Online some people mentioned they switched off one of their lighthouses completely and it solved some tracking issues.  I tried that and it worked, although obviously it's suboptimal and affects the fidelity of how things are tracked as they're obscured from the single lighthouse box.  So, I worked with that for quite a while to no avail before deciding to sleep it off and see if I can sort it out with a clear head tomorrow.

I also have a fairly constant stream of "USB connection" messages, like there's a loose USB or power cable somewhere despite checking everything meticulously.  Tomorrow I'll buy a USB 3.0 hub and see if I have some better luck.
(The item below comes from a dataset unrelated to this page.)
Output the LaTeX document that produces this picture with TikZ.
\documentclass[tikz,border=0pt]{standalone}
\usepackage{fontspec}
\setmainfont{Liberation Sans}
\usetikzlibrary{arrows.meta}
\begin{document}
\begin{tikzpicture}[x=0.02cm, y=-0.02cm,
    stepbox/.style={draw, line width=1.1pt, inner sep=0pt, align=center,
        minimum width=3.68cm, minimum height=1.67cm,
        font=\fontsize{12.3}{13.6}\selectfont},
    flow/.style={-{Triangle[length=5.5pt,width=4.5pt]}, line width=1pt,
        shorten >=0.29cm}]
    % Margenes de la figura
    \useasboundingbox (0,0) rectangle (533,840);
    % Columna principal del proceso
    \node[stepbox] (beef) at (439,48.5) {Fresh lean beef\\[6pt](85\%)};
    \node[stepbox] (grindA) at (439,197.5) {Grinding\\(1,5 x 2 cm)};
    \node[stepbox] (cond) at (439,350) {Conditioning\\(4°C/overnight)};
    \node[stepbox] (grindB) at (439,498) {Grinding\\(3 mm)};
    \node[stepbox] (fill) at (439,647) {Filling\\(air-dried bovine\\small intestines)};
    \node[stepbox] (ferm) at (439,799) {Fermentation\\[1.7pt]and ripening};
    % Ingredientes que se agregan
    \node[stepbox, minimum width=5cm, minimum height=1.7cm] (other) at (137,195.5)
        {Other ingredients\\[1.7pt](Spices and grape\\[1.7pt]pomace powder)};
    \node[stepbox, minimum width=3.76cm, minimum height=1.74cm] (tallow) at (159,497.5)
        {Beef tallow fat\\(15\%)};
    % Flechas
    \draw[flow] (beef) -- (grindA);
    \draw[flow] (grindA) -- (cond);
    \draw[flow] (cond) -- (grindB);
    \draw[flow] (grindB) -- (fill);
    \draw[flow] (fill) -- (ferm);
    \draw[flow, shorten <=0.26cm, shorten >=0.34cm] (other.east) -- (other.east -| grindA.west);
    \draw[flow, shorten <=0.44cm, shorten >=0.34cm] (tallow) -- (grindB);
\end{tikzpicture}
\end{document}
UPDATE: If you get to this point with a dev kit, it's entirely likely you simply need to plug the wireless controllers in via USB and update them.

Anyway, they're minor issues that I'm sure will be sorted out tomorrow, grabbing the latest firmware or so forth.  The Valve developers look to be extremely active on the forums as well, which is beyond awesome.  Overally, for a dev kit experience this has been a stunningly impressive ride so far.  While it's working... it's just... it's truly some science fiction moments.  You freaking need this in your life once the rough bumpies are polished off.


I'll talk more in my next post about what this all has done to my head :)

Now, I need to sleep and dream in room-space.